Task objective –
Pictures stay out of the copy; restate everything else in the material exactly.

Data shown –
------------------------------------------------------------

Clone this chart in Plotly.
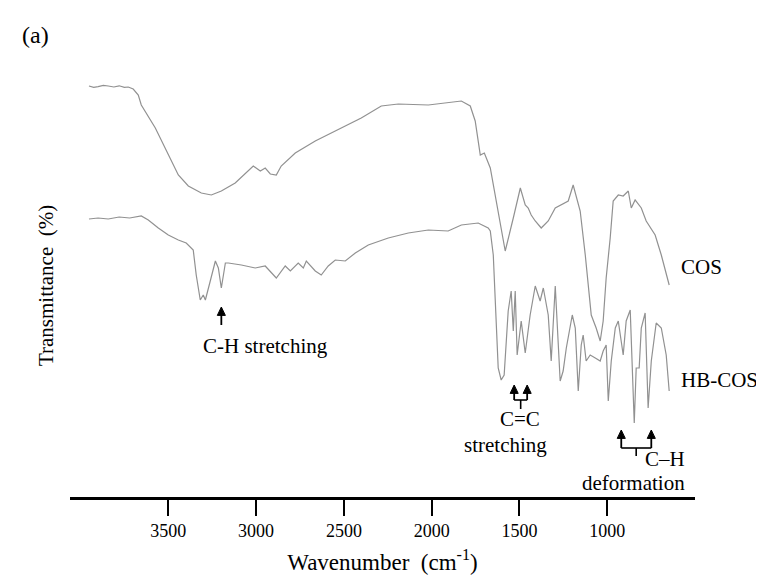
import plotly.graph_objects as go

# ---- data (wavenumber in cm-1, transmittance in arbitrary %-like units) ----
cos_wn = [3952, 3925, 3900, 3870, 3842, 3810, 3780, 3750, 3728, 3700, 3671, 3654, 3574, 3500,
          3443, 3386, 3312, 3255, 3198, 3119, 3044, 3016, 2976, 2948, 2919, 2885, 2857, 2777,
          2663, 2515, 2401, 2287, 2190, 2019, 1831, 1780, 1752, 1723, 1700, 1666, 1621, 1581,
          1535, 1495, 1467, 1450, 1433, 1410, 1376, 1336, 1296, 1262, 1222, 1194, 1154, 1125,
          1091, 1063, 1040, 1023, 1006, 983, 966, 937, 909, 880, 863, 841, 806, 778, 727, 692,
          653, 647]
cos_t = [102.75, 102.4, 102.6, 102.9, 102.75, 102.5, 102.8, 102.4, 102.5, 102.0, 100.5, 98.0,
         92.25, 85.5, 80.5, 77.75, 76.0, 75.5, 76.5, 78.5, 81.5, 82.75, 81.5, 82.25, 80.75, 80.5,
         82.75, 86.0, 89.0, 92.25, 94.75, 97.75, 98.25, 98.0, 99.0, 97.75, 94.0, 85.5, 86.0,
         82.25, 71.5, 61.5, 69.75, 77.25, 73.0, 72.25, 70.5, 69.0, 67.25, 69.0, 72.25, 73.0,
         74.0, 78.0, 71.5, 60.5, 45.5, 42.25, 39.0, 44.0, 54.75, 64.75, 74.0, 75.5, 75.25, 76.5,
         72.25, 74.25, 72.25, 69.0, 65.5, 60.5, 54.0, 53.0]

hb_wn = [3952, 3900, 3842, 3780, 3720, 3654, 3614, 3557, 3500, 3443, 3398, 3358, 3341, 3318,
         3301, 3289, 3261, 3232, 3215, 3198, 3175, 3158, 3084, 3005, 2948, 2885, 2834, 2805,
         2760, 2731, 2714, 2663, 2629, 2589, 2549, 2492, 2435, 2361, 2247, 2133, 2019, 1906,
         1831, 1735, 1678, 1666, 1649, 1638, 1621, 1604, 1587, 1564, 1547, 1535, 1524, 1513,
         1490, 1467, 1439, 1410, 1382, 1364, 1336, 1319, 1296, 1268, 1251, 1233, 1211, 1199,
         1182, 1165, 1148, 1137, 1120, 1097, 1068, 1040, 1023, 1006, 994, 977, 954, 937, 909,
         892, 869, 858, 846, 835, 818, 806, 784, 767, 749, 721, 692, 664, 647]
hb_t = [69.5, 69.75, 69.5, 70.0, 69.75, 70.25, 69.25, 67.25, 65.5, 64.25, 63.5, 61.75, 55.5,
        49.25, 50.5, 49.25, 54.0, 59.0, 57.25, 52.25, 58.5, 58.5, 58.0, 57.25, 57.75, 54.75,
        57.75, 56.5, 58.5, 57.25, 59.0, 56.5, 55.5, 57.75, 59.25, 59.0, 61.0, 63.0, 64.75, 66.0,
        66.75, 66.5, 68.0, 68.5, 67.25, 66.5, 60.5, 50.5, 32.25, 29.25, 30.5, 46.5, 51.5, 41.5,
        51.5, 35.5, 44.0, 36.0, 45.5, 52.75, 49.0, 52.25, 45.5, 34.0, 52.75, 29.0, 31.5, 37.25,
        42.25, 45.5, 42.25, 26.5, 38.0, 40.5, 34.0, 35.5, 34.75, 34.0, 36.5, 38.0, 24.0, 34.0,
        42.25, 44.0, 35.5, 44.0, 46.75, 34.0, 18.5, 32.25, 32.25, 42.25, 46.0, 22.25, 34.0,
        43.5, 42.25, 35.5, 26.5]

tick_vals = [3500, 3000, 2500, 2000, 1500, 1000]
tick_text = ["3500", "3000", "2500", "2000", "1500", "1000"]

# annotation anchor points (wavenumber, transmittance)
ch_str_wn, ch_str_tip = 3198, 47.5
cc_wn = [1530, 1456]
cc_tip = 28.0
chd_wn = [920, 749]
chd_tip = 16.75

FONT = "Liberation Serif, Times New Roman, serif"
GRAY = "#919191"

fig = go.Figure()
fig.add_trace(go.Scatter(x=cos_wn, y=cos_t, mode="lines",
                         line=dict(color=GRAY, width=1.2), name="COS", showlegend=False))
fig.add_trace(go.Scatter(x=hb_wn, y=hb_t, mode="lines",
                         line=dict(color=GRAY, width=1.2), name="HB-COS", showlegend=False))

ann = []
def txt(x, y, s, size=21, xref="x", yref="y", xanchor="center", yanchor="middle", angle=0):
    ann.append(dict(x=x, y=y, xref=xref, yref=yref, text=s, showarrow=False,
                    font=dict(family=FONT, size=size, color="black"),
                    xanchor=xanchor, yanchor=yanchor, textangle=angle))

shapes = []
def seg(x0, y0, x1, y1, w=1.6):
    shapes.append(dict(type="line", xref="x", yref="y", x0=x0, y0=y0, x1=x1, y1=y1,
                       line=dict(color="black", width=w)))

def arrow(x, tip, length):
    # shaft
    seg(x, tip - 1.5, x, tip - length, w=1.8)
    # filled head (about 8 px wide, 8 px tall)
    hw = 23.0
    hh = 2.1
    shapes.append(dict(type="path", xref="x", yref="y",
                       path=f"M {x - hw},{tip - hh} L {x},{tip} L {x + hw},{tip - hh} Z",
                       fillcolor="black", line=dict(color="black", width=1)))

# C-H stretching
arrow(ch_str_wn, ch_str_tip, 4.5)
txt(2948, 37.75, "C-H stretching")
# C=C stretching
arrow(cc_wn[0], cc_tip, 3.75)
arrow(cc_wn[1], cc_tip, 3.75)
seg(cc_wn[0], cc_tip - 3.75, cc_wn[1], cc_tip - 3.75)
seg(sum(cc_wn) / 2, cc_tip - 3.75, sum(cc_wn) / 2, cc_tip - 6.0)
txt(1495, 19.5, "C=C")
txt(1581, 13.0, "stretching")
# C-H deformation
arrow(chd_wn[0], chd_tip, 4.5)
arrow(chd_wn[1], chd_tip, 4.5)
seg(chd_wn[0], chd_tip - 4.5, chd_wn[1], chd_tip - 4.5)
seg(835, chd_tip - 4.5, 835, chd_tip - 6.5)
txt(670, 9.5, "C\u2013H")
txt(852, 3.5, "deformation")
# series labels
txt(0.975, 57.5, "COS", size=21, xref="paper", xanchor="left")
txt(0.975, 29.25, "HB-COS", size=21, xref="paper", xanchor="left")
# panel label & y title
txt(-0.08, 1.085, "(a)", size=24, xref="paper", yref="paper", xanchor="left", yanchor="top")
txt(-0.0395, 0.48, "Transmittance\u00a0 (%)", size=21, xref="paper", yref="paper", angle=-90)

fig.update_layout(
    width=764, height=579,
    margin=dict(l=62, r=77, t=49, b=90),
    paper_bgcolor="white", plot_bgcolor="white",
    annotations=ann, shapes=shapes,
    xaxis=dict(range=[4060, 500], tickvals=tick_vals, ticktext=tick_text,
               showgrid=False, zeroline=False, showline=True, linecolor="black", linewidth=2.5,
               ticks="outside", ticklen=16, tickwidth=2, tickcolor="black",
               tickfont=dict(family=FONT, size=18, color="black"),
               title=dict(text="Wavenumber\u00a0 (cm<sup>-1</sup>)", standoff=14,
                          font=dict(family=FONT, size=23, color="black"))),
    yaxis=dict(range=[0, 110], visible=False, showgrid=False, zeroline=False),
)

fig.write_html("out.html")
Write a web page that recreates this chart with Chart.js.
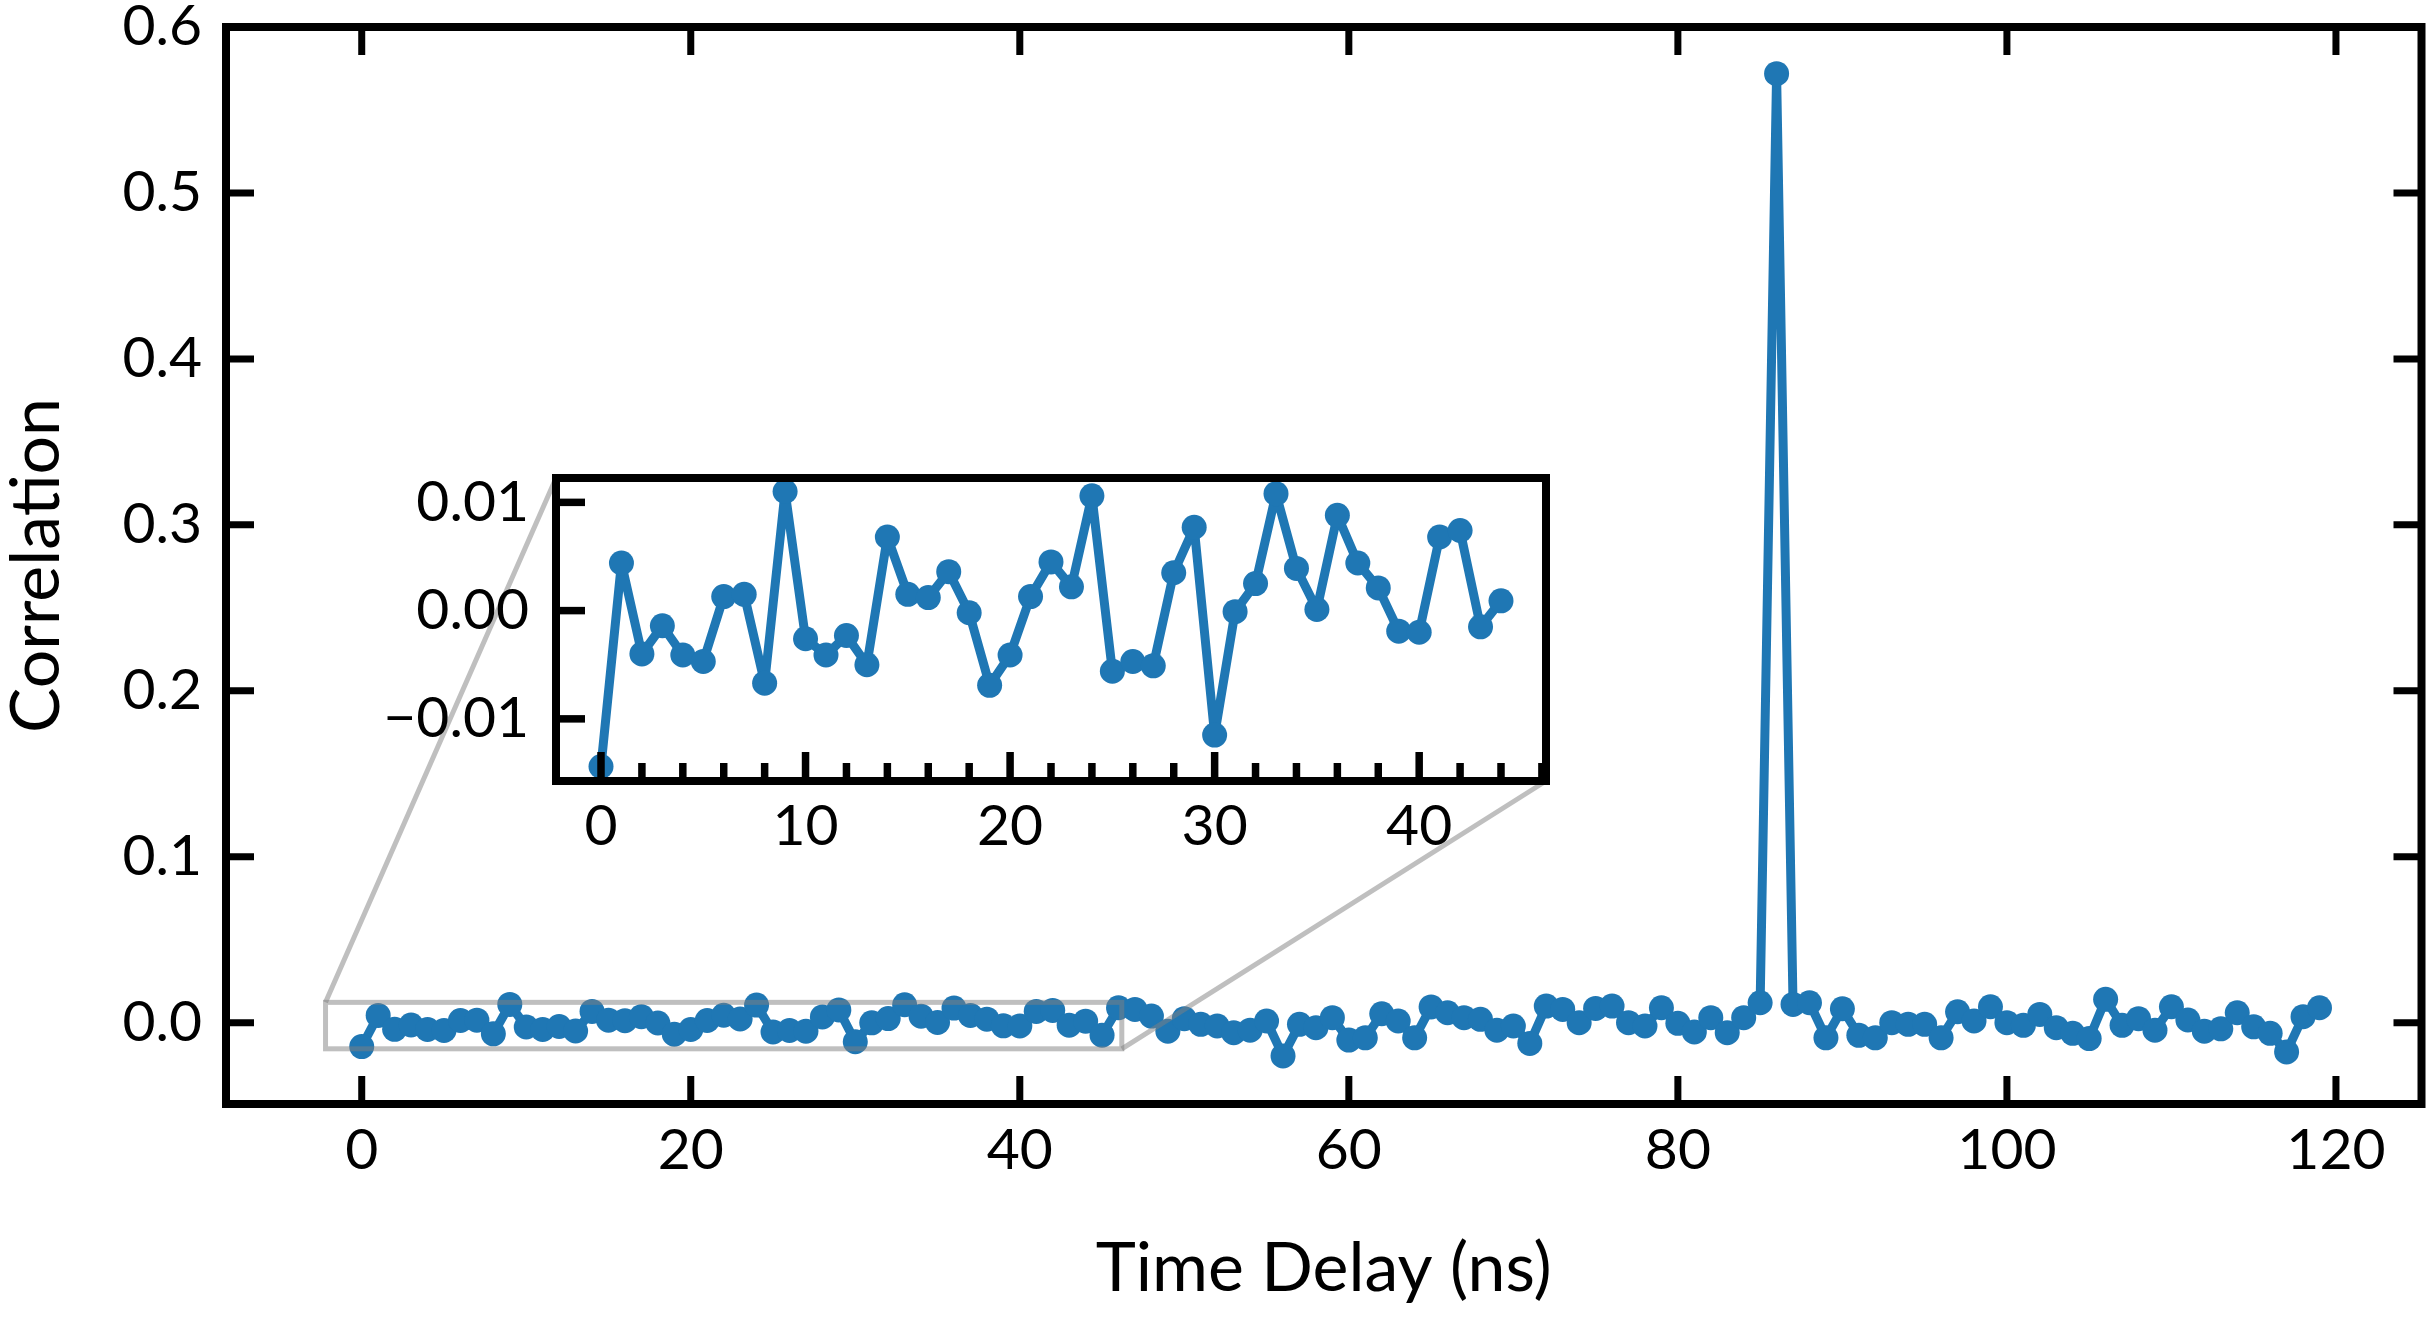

------------------------------------------------------------

Final result –
Clone this chart in Plotly.
import plotly.graph_objects as go

# ---- data (wavenumber in cm-1, transmittance in arbitrary %-like units) ----
cos_wn = [3952, 3925, 3900, 3870, 3842, 3810, 3780, 3750, 3728, 3700, 3671, 3654, 3574, 3500,
          3443, 3386, 3312, 3255, 3198, 3119, 3044, 3016, 2976, 2948, 2919, 2885, 2857, 2777,
          2663, 2515, 2401, 2287, 2190, 2019, 1831, 1780, 1752, 1723, 1700, 1666, 1621, 1581,
          1535, 1495, 1467, 1450, 1433, 1410, 1376, 1336, 1296, 1262, 1222, 1194, 1154, 1125,
          1091, 1063, 1040, 1023, 1006, 983, 966, 937, 909, 880, 863, 841, 806, 778, 727, 692,
          653, 647]
cos_t = [102.75, 102.4, 102.6, 102.9, 102.75, 102.5, 102.8, 102.4, 102.5, 102.0, 100.5, 98.0,
         92.25, 85.5, 80.5, 77.75, 76.0, 75.5, 76.5, 78.5, 81.5, 82.75, 81.5, 82.25, 80.75, 80.5,
         82.75, 86.0, 89.0, 92.25, 94.75, 97.75, 98.25, 98.0, 99.0, 97.75, 94.0, 85.5, 86.0,
         82.25, 71.5, 61.5, 69.75, 77.25, 73.0, 72.25, 70.5, 69.0, 67.25, 69.0, 72.25, 73.0,
         74.0, 78.0, 71.5, 60.5, 45.5, 42.25, 39.0, 44.0, 54.75, 64.75, 74.0, 75.5, 75.25, 76.5,
         72.25, 74.25, 72.25, 69.0, 65.5, 60.5, 54.0, 53.0]

hb_wn = [3952, 3900, 3842, 3780, 3720, 3654, 3614, 3557, 3500, 3443, 3398, 3358, 3341, 3318,
         3301, 3289, 3261, 3232, 3215, 3198, 3175, 3158, 3084, 3005, 2948, 2885, 2834, 2805,
         2760, 2731, 2714, 2663, 2629, 2589, 2549, 2492, 2435, 2361, 2247, 2133, 2019, 1906,
         1831, 1735, 1678, 1666, 1649, 1638, 1621, 1604, 1587, 1564, 1547, 1535, 1524, 1513,
         1490, 1467, 1439, 1410, 1382, 1364, 1336, 1319, 1296, 1268, 1251, 1233, 1211, 1199,
         1182, 1165, 1148, 1137, 1120, 1097, 1068, 1040, 1023, 1006, 994, 977, 954, 937, 909,
         892, 869, 858, 846, 835, 818, 806, 784, 767, 749, 721, 692, 664, 647]
hb_t = [69.5, 69.75, 69.5, 70.0, 69.75, 70.25, 69.25, 67.25, 65.5, 64.25, 63.5, 61.75, 55.5,
        49.25, 50.5, 49.25, 54.0, 59.0, 57.25, 52.25, 58.5, 58.5, 58.0, 57.25, 57.75, 54.75,
        57.75, 56.5, 58.5, 57.25, 59.0, 56.5, 55.5, 57.75, 59.25, 59.0, 61.0, 63.0, 64.75, 66.0,
        66.75, 66.5, 68.0, 68.5, 67.25, 66.5, 60.5, 50.5, 32.25, 29.25, 30.5, 46.5, 51.5, 41.5,
        51.5, 35.5, 44.0, 36.0, 45.5, 52.75, 49.0, 52.25, 45.5, 34.0, 52.75, 29.0, 31.5, 37.25,
        42.25, 45.5, 42.25, 26.5, 38.0, 40.5, 34.0, 35.5, 34.75, 34.0, 36.5, 38.0, 24.0, 34.0,
        42.25, 44.0, 35.5, 44.0, 46.75, 34.0, 18.5, 32.25, 32.25, 42.25, 46.0, 22.25, 34.0,
        43.5, 42.25, 35.5, 26.5]

tick_vals = [3500, 3000, 2500, 2000, 1500, 1000]
tick_text = ["3500", "3000", "2500", "2000", "1500", "1000"]

# annotation anchor points (wavenumber, transmittance)
ch_str_wn, ch_str_tip = 3198, 47.5
cc_wn = [1530, 1456]
cc_tip = 28.0
chd_wn = [920, 749]
chd_tip = 16.75

FONT = "Liberation Serif, Times New Roman, serif"
GRAY = "#919191"

fig = go.Figure()
fig.add_trace(go.Scatter(x=cos_wn, y=cos_t, mode="lines",
                         line=dict(color=GRAY, width=1.2), name="COS", showlegend=False))
fig.add_trace(go.Scatter(x=hb_wn, y=hb_t, mode="lines",
                         line=dict(color=GRAY, width=1.2), name="HB-COS", showlegend=False))

ann = []
def txt(x, y, s, size=21, xref="x", yref="y", xanchor="center", yanchor="middle", angle=0):
    ann.append(dict(x=x, y=y, xref=xref, yref=yref, text=s, showarrow=False,
                    font=dict(family=FONT, size=size, color="black"),
                    xanchor=xanchor, yanchor=yanchor, textangle=angle))

shapes = []
def seg(x0, y0, x1, y1, w=1.6):
    shapes.append(dict(type="line", xref="x", yref="y", x0=x0, y0=y0, x1=x1, y1=y1,
                       line=dict(color="black", width=w)))

def arrow(x, tip, length):
    # shaft
    seg(x, tip - 1.5, x, tip - length, w=1.8)
    # filled head (about 8 px wide, 8 px tall)
    hw = 23.0
    hh = 2.1
    shapes.append(dict(type="path", xref="x", yref="y",
                       path=f"M {x - hw},{tip - hh} L {x},{tip} L {x + hw},{tip - hh} Z",
                       fillcolor="black", line=dict(color="black", width=1)))

# C-H stretching
arrow(ch_str_wn, ch_str_tip, 4.5)
txt(2948, 37.75, "C-H stretching")
# C=C stretching
arrow(cc_wn[0], cc_tip, 3.75)
arrow(cc_wn[1], cc_tip, 3.75)
seg(cc_wn[0], cc_tip - 3.75, cc_wn[1], cc_tip - 3.75)
seg(sum(cc_wn) / 2, cc_tip - 3.75, sum(cc_wn) / 2, cc_tip - 6.0)
txt(1495, 19.5, "C=C")
txt(1581, 13.0, "stretching")
# C-H deformation
arrow(chd_wn[0], chd_tip, 4.5)
arrow(chd_wn[1], chd_tip, 4.5)
seg(chd_wn[0], chd_tip - 4.5, chd_wn[1], chd_tip - 4.5)
seg(835, chd_tip - 4.5, 835, chd_tip - 6.5)
txt(670, 9.5, "C\u2013H")
txt(852, 3.5, "deformation")
# series labels
txt(0.975, 57.5, "COS", size=21, xref="paper", xanchor="left")
txt(0.975, 29.25, "HB-COS", size=21, xref="paper", xanchor="left")
# panel label & y title
txt(-0.08, 1.085, "(a)", size=24, xref="paper", yref="paper", xanchor="left", yanchor="top")
txt(-0.0395, 0.48, "Transmittance\u00a0 (%)", size=21, xref="paper", yref="paper", angle=-90)

fig.update_layout(
    width=764, height=579,
    margin=dict(l=62, r=77, t=49, b=90),
    paper_bgcolor="white", plot_bgcolor="white",
    annotations=ann, shapes=shapes,
    xaxis=dict(range=[4060, 500], tickvals=tick_vals, ticktext=tick_text,
               showgrid=False, zeroline=False, showline=True, linecolor="black", linewidth=2.5,
               ticks="outside", ticklen=16, tickwidth=2, tickcolor="black",
               tickfont=dict(family=FONT, size=18, color="black"),
               title=dict(text="Wavenumber\u00a0 (cm<sup>-1</sup>)", standoff=14,
                          font=dict(family=FONT, size=23, color="black"))),
    yaxis=dict(range=[0, 110], visible=False, showgrid=False, zeroline=False),
)

fig.write_html("out.html")
Write a web page that recreates this chart with Chart.js.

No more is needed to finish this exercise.